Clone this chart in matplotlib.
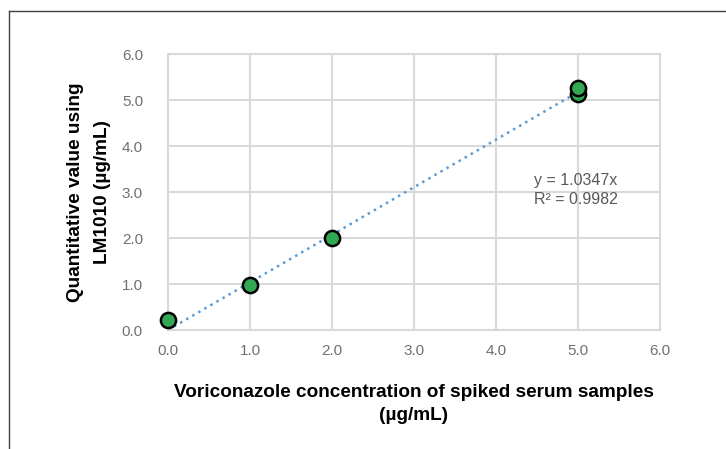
import numpy as np
import matplotlib.pyplot as plt
from matplotlib.lines import Line2D

plt.rcParams['font.family'] = ['Liberation Sans', 'DejaVu Sans']

# spiked concentration vs measured value
spiked = [0.0, 1.0, 2.0, 5.0, 5.0]
measured = [0.22, 0.98, 1.99, 5.12, 5.27]
slope = 1.0347
r2 = 0.9982
ticks = [0, 1, 2, 3, 4, 5, 6]

fig = plt.figure(figsize=(7.26, 4.49), dpi=100)
ax = fig.add_axes([168/726, 119/449, 492/726, 276/449])

ax.set_xlim(0, 6)
ax.set_ylim(0, 6)
ax.set_xticks(ticks)
ax.set_yticks(ticks)
ax.set_xticklabels(['%.1f' % t for t in ticks])
ax.set_yticklabels(['%.1f' % t for t in ticks])
ax.grid(True, color='#d9d9d9', lw=1.5)
ax.set_axisbelow(True)
for s in ax.spines.values():
	s.set_color('#d9d9d9')
	s.set_linewidth(1.5)
ax.tick_params(length=0, labelsize=11, labelcolor='#707070')
ax.tick_params(axis='y', pad=18)
ax.tick_params(axis='x', pad=10)

# trendline through origin
xs = np.array([0.0, 5.0])
ax.plot(xs, slope * xs, color='#5b9bd5', lw=1.8, ls=(0, (1, 1.8)), zorder=2)

ax.scatter(spiked, measured, s=120, color='#33a852', edgecolor='black', lw=1.8, zorder=3, clip_on=False)

ax.text(4.46, 3.25, 'y = %.4fx' % slope, fontsize=11.5, color='#595959', va='center')
ax.text(4.46, 2.83, 'R² = %.4f' % r2, fontsize=11.5, color='#595959', va='center')

ax.set_ylabel('Quantitative value using\nLM1010 (µg/mL)', fontsize=13.7, fontweight='bold', linespacing=1.75)
ax.yaxis.set_label_coords(-0.116, 0.5)
ax.set_xlabel('Voriconazole concentration of spiked serum samples\n(µg/mL)', fontsize=13.7, fontweight='bold', labelpad=19, linespacing=1.45)

# frame around figure (top and left only visible)
fig.add_artist(Line2D([9/726, 1], [1 - 11/449, 1 - 11/449], color='#404040', lw=1))
fig.add_artist(Line2D([9/726, 9/726], [0, 1 - 11/449], color='#404040', lw=1))

fig.savefig('out.png', dpi=100)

┄┄┄┄┄┄┄┄┄┄

#### Task statement:
Copy nothing but the lines from the top of the data down to the line containing "ax = fig.add_axes([168/726, 119/449, 492/726, 276/449])", and leave the pictures out.

#### Result below:
Clone this chart in matplotlib.
import numpy as np
import matplotlib.pyplot as plt
from matplotlib.lines import Line2D

plt.rcParams['font.family'] = ['Liberation Sans', 'DejaVu Sans']

# spiked concentration vs measured value
spiked = [0.0, 1.0, 2.0, 5.0, 5.0]
measured = [0.22, 0.98, 1.99, 5.12, 5.27]
slope = 1.0347
r2 = 0.9982
ticks = [0, 1, 2, 3, 4, 5, 6]

fig = plt.figure(figsize=(7.26, 4.49), dpi=100)
ax = fig.add_axes([168/726, 119/449, 492/726, 276/449])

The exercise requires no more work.